Kafka can have various definitions, depending on how we are using it, but one popular definition is that Kafka is a distributed commit log as events happen in a microservice application. These microservices applications put these events onto a log.
Kafka is a system for managing these logs. The famous and popular term for these logs is a topic. Kafka stores the events in an orderly fashion, and it also writes those to a disk, not just one disk. It can replicate them across disks to ensure that the messages or events are not lost.
Microservice applications exchange events through these topics or streams in real-time. And since the data and event can be processed as soon as they are produced, we can have Real-Time Analytics and make decisions based on these analytics.
These Microservice applications will have their own processing logic.
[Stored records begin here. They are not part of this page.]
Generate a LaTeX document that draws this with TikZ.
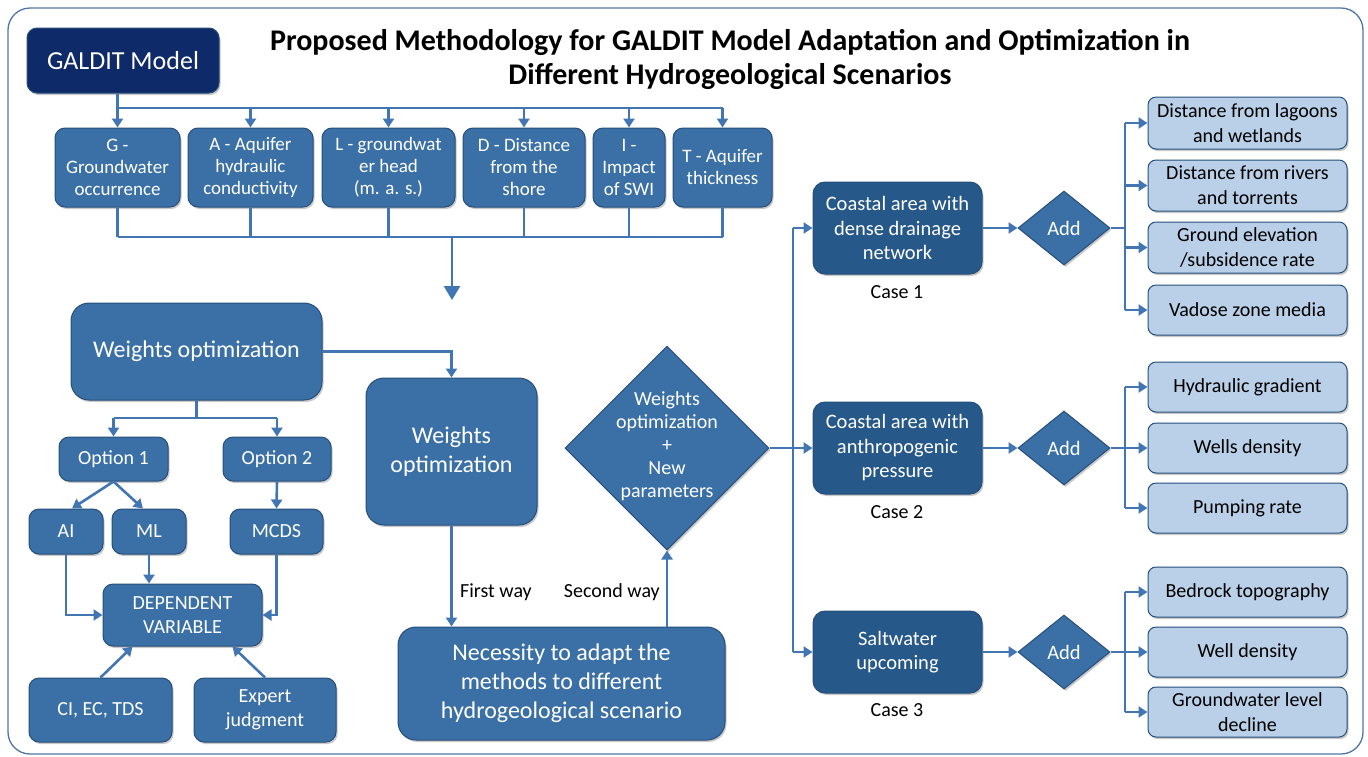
\documentclass[tikz,border=0pt]{standalone}
\usepackage{fontspec}
\setmainfont{Carlito}
\usetikzlibrary{arrows.meta,shapes.geometric,shadows}
\definecolor{navy}{RGB}{14,42,104}
\definecolor{midblue}{RGB}{59,112,166}
\definecolor{casebl}{RGB}{38,88,138}
\definecolor{lightbl}{RGB}{185,208,232}
\definecolor{boxline}{RGB}{38,78,122}
\definecolor{conn}{RGB}{65,118,178}
\definecolor{frame}{RGB}{80,118,165}
\newcommand\fs[2]{\fontsize{#1}{#2}\selectfont}
\newcommand\BX[7]{\node[#6, minimum width={(#4-#2)*1pt}, minimum height={(#5-#3)*1pt}] (#1) at ({(#2+#4)/2},{(#3+#5)/2}) {#7};}
\tikzset{
  shd/.style={drop shadow={shadow xshift=1.5pt, shadow yshift=-2pt, opacity=0.3, fill=black!70}},
  base/.style={shd, draw=boxline, line width=1pt, text=white, align=center, inner sep=0pt},
  galdit/.style={base, fill=navy, rounded corners=10pt, font=\fs{26}{30}},
  mid/.style={base, fill=midblue, rounded corners=10pt, font=\fs{19}{22}},
  small/.style={base, fill=midblue, rounded corners=10pt, font=\fs{20}{24.5}},
  big/.style={base, fill=midblue, rounded corners=18pt, font=\fs{24}{29}},
  casebox/.style={base, fill=casebl, rounded corners=12pt, font=\fs{20.5}{24.5}},
  light/.style={shd, draw=boxline, line width=1pt, fill=lightbl, text=black, align=center, inner sep=0pt, rounded corners=8pt, font=\fs{20}{25}},
  dmd/.style={base, fill=midblue, diamond, aspect=1},
  lbl/.style={text=black, font=\fs{20}{22}, inner sep=0pt},
  ln/.style={draw=conn, line width=2.6pt},
  arr/.style={ln, -{Triangle[length=9pt,width=11pt]}},
  bigarr/.style={ln, -{Triangle[length=14pt,width=16pt]}},
}
\begin{document}
\begin{tikzpicture}[x=1pt,y=-1pt]
\useasboundingbox (0,0) rectangle (1368,756);
\draw[draw=frame, line width=1.3pt, rounded corners=22pt] (8,8) rectangle (1363,754);

% title
\node[font=\bfseries\fs{30}{34}, align=center, text=black, inner sep=0pt] (title) at (730,59)
  {Proposed Methodology for GALDIT Model Adaptation and Optimization in\\Different Hydrogeological Scenarios};

% top
\BX{galdit}{27}{28}{219}{93}{galdit}{GALDIT Model}
\BX{G}{55}{128}{180}{207}{mid}{G -\\Groundwater\\occurrence}
\BX{A}{188}{128}{313}{207}{mid}{A - Aquifer\\hydraulic\\conductivity}
\BX{L}{322}{128}{455}{207}{mid}{L - groundwat\\er head\\(m. a. s.)}
\BX{D}{463}{128}{585}{207}{mid}{D - Distance\\from the\\shore}
\BX{I}{593}{128}{665}{207}{mid}{I -\\Impact\\of SWI}
\BX{T}{673}{128}{772}{207}{mid}{T - Aquifer\\thickness}

\coordinate (topbus) at (0,108);
\coordinate (botbus) at (0,237);
\coordinate (bigend) at (452,300);
\draw[arr] (G.north |- galdit.south) -- (G.north);
\draw[ln] (G.north |- topbus) -- (T.north |- topbus);
\foreach \n in {A,L,D,I,T} \draw[arr] (\n.north |- topbus) -- (\n.north);
\draw[ln] (G.south |- botbus) -- (T.south |- botbus);
\foreach \n in {G,A,L,D,I,T} \draw[ln] (\n.south) -- (\n.south |- botbus);
\draw[bigarr] (bigend |- botbus) -- (bigend);

% left block
\BX{w1}{71}{303}{322}{400}{big}{Weights optimization}
\BX{opt1}{59}{437}{168}{481}{small}{Option 1}
\BX{opt2}{223}{437}{331}{481}{small}{Option 2}
\BX{ai}{29}{509}{103}{554}{small}{AI}
\BX{ml}{112}{509}{186}{554}{small}{ML}
\BX{mcds}{230}{509}{323}{554}{small}{MCDS}
\BX{dep}{103}{584}{262}{646}{small}{DEPENDENT\\VARIABLE}
\BX{ci}{29}{678}{172}{742}{small}{CI, EC, TDS}
\BX{exp}{194}{678}{336}{742}{small}{Expert\\judgment}

\coordinate (optbus) at (0,418);
\draw[ln] (w1.south) -- (w1.south |- optbus);
\draw[ln] (opt1.north |- optbus) -- (opt2.north |- optbus);
\draw[arr] (opt1.north |- optbus) -- (opt1.north);
\draw[arr] (opt2.north |- optbus) -- (opt2.north);
\draw[arr] (opt1.south) -- ([xshift=6pt]ai.north);
\draw[arr] (opt1.south) -- ([xshift=-6pt]ml.north);
\draw[arr] (opt2.south) -- (mcds.north);
\draw[arr] (ml.south) -- (ml.south |- dep.north);
\draw[arr] (ai.south) |- (dep.west);
\draw[arr] (mcds.south) |- (dep.east);
\draw[arr] (ci.north) -- ([xshift=-50pt]dep.south);
\draw[arr] (exp.north) -- ([xshift=50pt]dep.south);

% middle
\BX{w2}{366}{378}{537}{525}{big}{Weights\\optimization}
\BX{nec}{398}{627}{725}{740}{big}{Necessity to adapt the\\methods to different\\hydrogeological scenario}
\node[dmd, minimum width=204pt, minimum height=204pt, inner sep=0pt] (dia) at (667,448)
  {\raisebox{-4pt}[0pt][0pt]{\makebox[0pt]{\fs{20}{23}\begin{tabular}{@{}c@{}}Weights\\optimization\\+\\New\\parameters\end{tabular}}}};

\draw[arr] (w1.east) -| (w2.north);
\draw[arr] (w2.south) -- (w2.south |- nec.north);
\draw[arr] (dia.south |- nec.north) -- (dia.south);
\node[lbl, anchor=west] (first) at (460,592) {First way};
\node[lbl, anchor=east] (second) at (660,592) {Second way};

% cases
\BX{c1}{813}{182}{982}{274}{casebox}{Coastal area with\\dense drainage\\network}
\BX{c2}{813}{402}{982}{494}{casebox}{Coastal area with\\anthropogenic\\pressure}
\BX{c3}{813}{611}{982}{693}{casebox}{Saltwater\\upcoming}
\node[lbl] (case1) at (897,292) {Case 1};
\node[lbl] (case2) at (897,512) {Case 2};
\node[lbl] (case3) at (897,710) {Case 3};

\coordinate (vb) at (793,0);
\draw[ln] (dia.east) -- (vb |- dia.east);
\draw[ln] (vb |- c1.west) -- (vb |- c3.west);
\foreach \c in {c1,c2,c3} \draw[arr] (vb |- \c.west) -- (\c.west);

\foreach \k/\y in {1/228,2/448,3/652} {
  \node[dmd, minimum width=92pt, minimum height=74pt, font=\fs{20.5}{22}] (add\k) at (1064,\y) {Add};
}
\draw[arr] (c1.east) -- (add1.west);
\draw[arr] (c2.east) -- (add2.west);
\draw[arr] (c3.east) -- (add3.west);

% right boxes
\BX{r11}{1148}{97}{1347}{149}{light}{Distance from lagoons\\and wetlands}
\BX{r12}{1148}{160}{1347}{211}{light}{Distance from rivers\\and torrents}
\BX{r13}{1148}{222}{1347}{273}{light}{Ground elevation\\/subsidence rate}
\BX{r14}{1148}{285}{1347}{335}{light}{Vadose zone media}
\BX{r21}{1148}{362}{1347}{412}{light}{Hydraulic gradient}
\BX{r22}{1148}{423}{1347}{473}{light}{Wells density}
\BX{r23}{1148}{483}{1347}{533}{light}{Pumping rate}
\BX{r31}{1148}{567}{1347}{617}{light}{Bedrock topography}
\BX{r32}{1148}{627}{1347}{677}{light}{Well density}
\BX{r33}{1148}{687}{1347}{737}{light}{Groundwater level\\decline}

\coordinate (rb) at (1125,0);
\draw[ln] (add1.east) -- (rb |- add1.east);
\draw[ln] (rb |- r11.west) -- (rb |- r14.west);
\foreach \r in {r11,r12,r13,r14} \draw[arr] (rb |- \r.west) -- (\r.west);
\draw[ln] (add2.east) -- (rb |- add2.east);
\draw[ln] (rb |- r21.west) -- (rb |- r23.west);
\foreach \r in {r21,r22,r23} \draw[arr] (rb |- \r.west) -- (\r.west);
\draw[ln] (add3.east) -- (rb |- add3.east);
\draw[ln] (rb |- r31.west) -- (rb |- r33.west);
\foreach \r in {r31,r32,r33} \draw[arr] (rb |- \r.west) -- (\r.west);
\end{tikzpicture}
\end{document}
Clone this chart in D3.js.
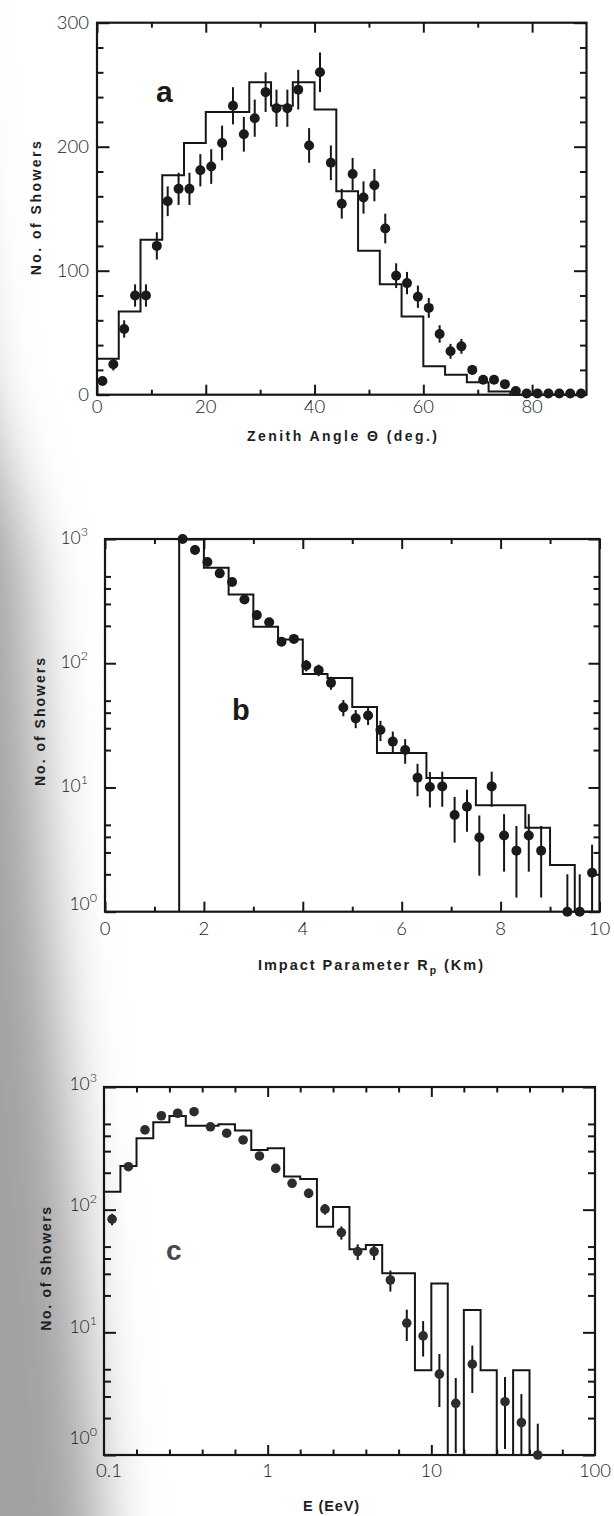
<!DOCTYPE html>
<html>
<head>
<meta charset="utf-8">
<script src="https://cdn.jsdelivr.net/npm/d3@7"></script>
<style>
  html, body { margin: 0; padding: 0; background: #ffffff; }
  svg { display: block; }
</style>
</head>
<body>
<svg id="fig" width="614" height="1516"></svg>
<script>
// ---------- (a) zenith angle distribution ----------
const zenithEdges = [0,4,8,12,16,20,24,28,32,36,40,44,48,52,56,60,64,68,72,76,80,84,88,90];
const zenithSim   = [29,67,125,177,203,228,228,252,233,252,230,164,116,89,63,23,16,10,2.5,0,0,0,0];
const zenithAngle = [1,3,5,7,9,11,13,15,17,19,21,23,25,27,29,31,33,35,37,39,41,43,45,47,49,51,53,55,57,59,61,63,65,67,69,71,73,75,77,79,81,83,85,87,89];
const zenithObs   = [11,24.5,53,80,80,120,156,166,166,181,184,203,233,210,223,244,231,231,246,201,260,187,154,178,159,169,134,96,90,79,70,49,35,39,20,12,12,8.5,3,1,1,1,1,1,1];
const zenithErr   = [3,5,7,9,9,11,12,13,13,13,14,14,15,14,15,16,15,15,16,14,16,14,12,13,13,13,12,10,9,9,8,7,6,6,4,3,3,3,2,1,1,1,1,1,1];
const zenithTicks = [0,20,40,60,80];
const zenithMinor = [10,30,50,70];
const countTicks  = [0,100,200,300];
const countMinor  = [20,40,60,80,120,140,160,180,220,240,260,280];

// ---------- (b) impact parameter distribution ----------
const rpEdges = [1.5,2,2.5,3,3.5,4,4.5,5,5.5,6,6.5,7,7.5,8,8.5,9,9.5,10];
const rpSim   = [990,588,358,197,155,82,76,44.5,18.9,18.9,11.9,11.9,7.2,7.2,4.75,2.38,0];
const rpKm    = [1.57,1.82,2.07,2.32,2.57,2.82,3.07,3.32,3.57,3.82,4.07,4.32,4.57,4.82,5.07,5.32,5.57,5.82,6.07,6.32,6.57,6.82,7.07,7.32,7.57,7.82,8.07,8.32,8.57,8.82,9.35,9.6,9.85];
const rpObs   = [1000,815,653,529,450,326,244,214,149,157,96,88,69.5,44,36,38,29,23.4,20,12,10.1,10.2,6.0,7.0,3.95,10.2,4.1,3.1,4.1,3.1,1,1,2.06];
const rpErr   = [32,29,26,23,21,18,16,15,12,12.5,10,9.4,8.3,6.6,6,6.2,5.4,4.8,4.5,3.5,3.2,3.2,2.4,2.6,2,3.2,2,1.8,2,1.8,1,1,1.4];
const rpTicks = [0,2,4,6,8,10];
const rpMinor = [1,3,5,7,9];

// ---------- (c) energy distribution ----------
const energyEdges = [0.1,0.126,0.158,0.2,0.251,0.316,0.398,0.501,0.631,0.794,1.0,1.26,1.58,2.0,2.51,3.16,3.98,5.01,6.31,7.94,10,12.6,15.8,20,25.1,31.6,39.8,50.1];
const energySim   = [140,227,382,515,580,484,484,497,441,307,316,186,178,72.6,105,47.5,51.5,30.3,30.3,4.9,25,0,15.2,4.9,0,4.9,0];
const energyEeV   = [0.112,0.141,0.178,0.224,0.282,0.355,0.447,0.562,0.708,0.891,1.12,1.41,1.78,2.24,2.82,3.55,4.47,5.62,7.08,8.91,11.2,14.1,17.8,28.2,35.5,44.7];
const energyObs   = [83.6,224,447,583,611,629,474,420,370,274,217,164,136,101,65,45.5,45.5,26.7,11.9,9.35,4.56,2.64,5.5,2.72,1.84,1];
const energyErr   = [9,15,21,24,25,25,22,20,19,17,15,13,12,10,8,6.7,6.7,5.2,3.4,3,2.1,1.6,2.3,1.6,1.3,0.8];
const energyLabels = [0.1,1,10,100];
const energyMajor  = [1,10];
const energyMinor  = [0.158,0.251,0.398,0.631,1.58,2.51,3.98,6.31,15.8,25.1,39.8,63.1];
const decadeTicks  = [1,10,100,1000];
const decadeMinor  = [2,3,4,5,20,30,40,50,200,300,400,500];

// ---------- drawing ----------
const INK = "#161616";
const NUM_FONT = "Lato, 'Noto Sans', sans-serif";
const TITLE_FONT = "'Liberation Sans', Arial, sans-serif";

const svg = d3.select("#fig");
const defs = svg.append("defs");

// shadow of the book gutter along the left margin
const gutter = defs.append("filter").attr("id", "gutterBlur")
  .attr("filterUnits", "userSpaceOnUse")
  .attr("x", -500).attr("y", -300).attr("width", 1200).attr("height", 2200);
gutter.append("feGaussianBlur").attr("stdDeviation", 30);
svg.append("path")
  .attr("d", "M-300,-200 L-70,-200 L-50,150 L-25,380 L28,560 L48,900 L70,1150 L100,1516 L110,1800 L-300,1800 Z")
  .attr("fill", "#a2a2a2")
  .attr("filter", "url(#gutterBlur)");

const boxA = {left: 97, right: 586.5, top: 22.7, bottom: 394.7};
const boxB = {left: 105, right: 599.5, top: 539, bottom: 911.7};
const boxC = {left: 104, right: 595, top: 1087, bottom: 1455};

const xA = d3.scaleLinear().domain([0, 90]).range([boxA.left, boxA.right]);
const yA = d3.scaleLinear().domain([0, 300]).range([boxA.bottom, boxA.top]);
const xB = d3.scaleLinear().domain([0, 10]).range([boxB.left, boxB.right]);
const yB = d3.scaleLog().domain([1, 1000]).range([boxB.bottom, boxB.top]);
const xC = d3.scaleLog().domain([0.1, 100]).range([boxC.left, boxC.right]);
const yC = d3.scaleLog().domain([1, 1000]).range([boxC.bottom, boxC.top]);

function noDomain(sel) { sel.select(".domain").remove(); }

// frame plus inward ticks on all four sides
function drawFrame(box, x, y, spec) {
  const g = svg.append("g").attr("stroke-width", 2).attr("color", INK);
  const tick = (axis, tx, ty) => g.append("g").attr("transform", `translate(${tx},${ty})`)
      .call(axis.tickFormat("").tickSizeOuter(0)).call(noDomain);
  tick(d3.axisBottom(x).tickValues(spec.xMajor).tickSize(-spec.xLen[0]), 0, box.bottom);
  tick(d3.axisBottom(x).tickValues(spec.xMinor).tickSize(-spec.xLen[1]), 0, box.bottom);
  tick(d3.axisBottom(x).tickValues(spec.xMajor).tickSize(spec.xLen[0]), 0, box.top);
  tick(d3.axisBottom(x).tickValues(spec.xMinor).tickSize(spec.xLen[1]), 0, box.top);
  tick(d3.axisLeft(y).tickValues(spec.yMajor).tickSize(-spec.yLen[0]), box.left, 0);
  tick(d3.axisLeft(y).tickValues(spec.yMinor).tickSize(-spec.yLen[1]), box.left, 0);
  tick(d3.axisLeft(y).tickValues(spec.yMajor).tickSize(spec.yLen[0]), box.right, 0);
  tick(d3.axisLeft(y).tickValues(spec.yMinor).tickSize(spec.yLen[1]), box.right, 0);
  g.append("rect")
    .attr("x", box.left).attr("y", box.top)
    .attr("width", box.right - box.left).attr("height", box.bottom - box.top)
    .attr("fill", "none").attr("stroke", INK).attr("stroke-width", 2.2);
}

// simulated histogram as a stepped outline
function drawSteps(edges, vals, x, y, floorY) {
  const yy = v => (v > 0 ? y(v) : floorY);
  let d = `M${x(edges[0])},${floorY}`;
  vals.forEach((v, i) => {
    d += `L${x(edges[i])},${yy(v)}L${x(edges[i + 1])},${yy(v)}`;
  });
  d += `L${x(edges[edges.length - 1])},${floorY}`;
  svg.append("path").attr("d", d)
    .attr("fill", "none").attr("stroke", INK).attr("stroke-width", 2)
    .attr("stroke-linejoin", "miter");
}

// measured points with error bars
function drawPoints(xs, vs, es, x, y, floorY, r, fill) {
  const g = svg.append("g");
  const lo = (v, e) => (v - e > y.domain()[0] ? y(v - e) : floorY);
  g.selectAll("line").data(xs).join("line")
    .attr("x1", d => x(d)).attr("x2", d => x(d))
    .attr("y1", (d, i) => lo(vs[i], es[i]))
    .attr("y2", (d, i) => y(vs[i] + es[i]))
    .attr("stroke", INK).attr("stroke-width", 2);
  g.selectAll("circle").data(xs).join("circle")
    .attr("cx", d => x(d)).attr("cy", (d, i) => y(vs[i]))
    .attr("r", r).attr("fill", fill);
}

function numLabel(txt, px, py, anchor) {
  svg.append("text").attr("x", px).attr("y", py)
    .attr("text-anchor", anchor)
    .attr("font-family", NUM_FONT).attr("font-weight", 300)
    .attr("font-size", 18.5).attr("fill", "#222")
    .text(txt);
}

function powerLabel(exp, right, midY) {
  const t = svg.append("text").attr("x", right).attr("y", midY + 6)
    .attr("text-anchor", "end")
    .attr("font-family", NUM_FONT).attr("font-weight", 300)
    .attr("font-size", 17.5).attr("fill", "#222");
  t.append("tspan").text("10");
  t.append("tspan").attr("dy", -8).attr("font-size", 12.5).text(exp);
}

// spread a title's letters until it covers the wanted width
function fitWidth(t, width) {
  const node = t.node();
  const natural = node.getComputedTextLength();
  const n = node.textContent.length;
  t.attr("letter-spacing", Math.max(0, (width - natural) / (n - 1)));
}

function title(txt, px, py, size, width, rotate) {
  const t = svg.append("text")
    .attr("font-family", TITLE_FONT).attr("font-weight", "bold")
    .attr("font-size", size).attr("fill", "#1e1e1e");
  if (rotate) {
    t.attr("transform", `translate(${px},${py}) rotate(-90)`);
  } else {
    t.attr("x", px).attr("y", py);
  }
  t.text(txt);
  fitWidth(t, width);
  if (rotate) {
    const w = t.node().getBBox().width;
    t.attr("transform", `translate(${px},${py + w / 2}) rotate(-90)`);
  }
  return t;
}

function panelLetter(ch, px, py, size, fill) {
  svg.append("text").attr("x", px).attr("y", py)
    .attr("font-family", TITLE_FONT).attr("font-weight", "bold")
    .attr("font-size", size).attr("fill", fill).text(ch);
}

// ----- panel a -----
drawFrame(boxA, xA, yA, {
  xMajor: zenithTicks, xMinor: zenithMinor, xLen: [10, 5],
  yMajor: countTicks, yMinor: countMinor, yLen: [12.5, 6.5]
});
drawSteps(zenithEdges, zenithSim, xA, yA, boxA.bottom);
drawPoints(zenithAngle, zenithObs, zenithErr, xA, yA, boxA.bottom, 5, "#1a1a1a");
zenithTicks.forEach(v => numLabel(String(v), xA(v), 413, "middle"));
countTicks.forEach(v => numLabel(String(v), 89, yA(v) + 6.5, "end"));
title("Zenith Angle \u0398 (deg.)", 247, 441, 14, 190, false);
title("No. of Showers", 41, 207, 14, 134, true);
panelLetter("a", 156, 102, 30, "#1a1a1a");

// ----- panel b -----
drawFrame(boxB, xB, yB, {
  xMajor: rpTicks, xMinor: rpMinor, xLen: [10, 5],
  yMajor: decadeTicks, yMinor: decadeMinor, yLen: [11, 6]
});
drawSteps(rpEdges, rpSim, xB, yB, boxB.bottom);
drawPoints(rpKm, rpObs, rpErr, xB, yB, boxB.bottom, 5, "#1a1a1a");
rpTicks.forEach(v => numLabel(String(v), xB(v), 935, "middle"));
decadeTicks.forEach(v => {
  const e = Math.round(Math.log10(v));
  if (e === 0) powerLabel(e, 97, yB(v) - 8);
  else powerLabel(e, 88, yB(v) - 1);
});
{
  const t = svg.append("text").attr("x", 258).attr("y", 970)
    .attr("font-family", TITLE_FONT).attr("font-weight", "bold")
    .attr("font-size", 14.5).attr("fill", "#1e1e1e");
  t.append("tspan").text("Impact Parameter R");
  t.append("tspan").attr("dy", 4).attr("font-size", 10.5).text("p");
  t.append("tspan").attr("dy", -4).text(" (Km)");
  fitWidth(t, 225);
}
title("No. of Showers", 45, 721, 14, 128, true);
panelLetter("b", 232, 720, 29, "#1a1a1a");

// ----- panel c -----
drawFrame(boxC, xC, yC, {
  xMajor: energyMajor, xMinor: energyMinor, xLen: [10, 5.5],
  yMajor: decadeTicks, yMinor: decadeMinor, yLen: [12, 7]
});
drawSteps(energyEdges, energySim, xC, yC, boxC.bottom);
drawPoints(energyEeV, energyObs, energyErr, xC, yC, boxC.bottom, 4.8, "#2c2c2c");
energyLabels.forEach(v => numLabel(v < 1 ? "0.1" : String(v), xC(v) + (v < 1 ? 5 : 0), 1477, "middle"));
decadeTicks.forEach(v => {
  const e = Math.round(Math.log10(v));
  const lift = e === 0 ? 17 : (e === 3 ? 3 : 5);
  powerLabel(e, 97, yC(v) - lift);
});
{
  const t = svg.append("text").attr("x", 303).attr("y", 1511)
    .attr("font-family", TITLE_FONT).attr("font-weight", "bold")
    .attr("font-size", 14.5).attr("fill", "#1e1e1e");
  t.text("E (EeV)");
  fitWidth(t, 56);
}
title("No. of Showers", 51, 1268, 14, 124, true);
panelLetter("c", 166, 1260, 28, "#4a4a4a");
</script>
</body>
</html>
They don't just read the events from the topic and send them to another topic. They will define their own computational logic.
That is where Kafka comes with the streaming API. The Microservice applications need to group data, aggregate them, filter them, join them, and perform other operations. Kafka provides a streaming API that is super simple to use and allows us to perform these operations out of the box in our Microservices.
Last but not least, if there is data related to our applications in external databases or other systems, we can use Kafka Connect. Kafka Connect can be easily configured and eliminates the need for writing code. There are hundreds of open source Kafka connectors available that can integrate with other data sources or databases, allowing us to fetch data into Kafka or send data from Kafka to these external sources without writing any code.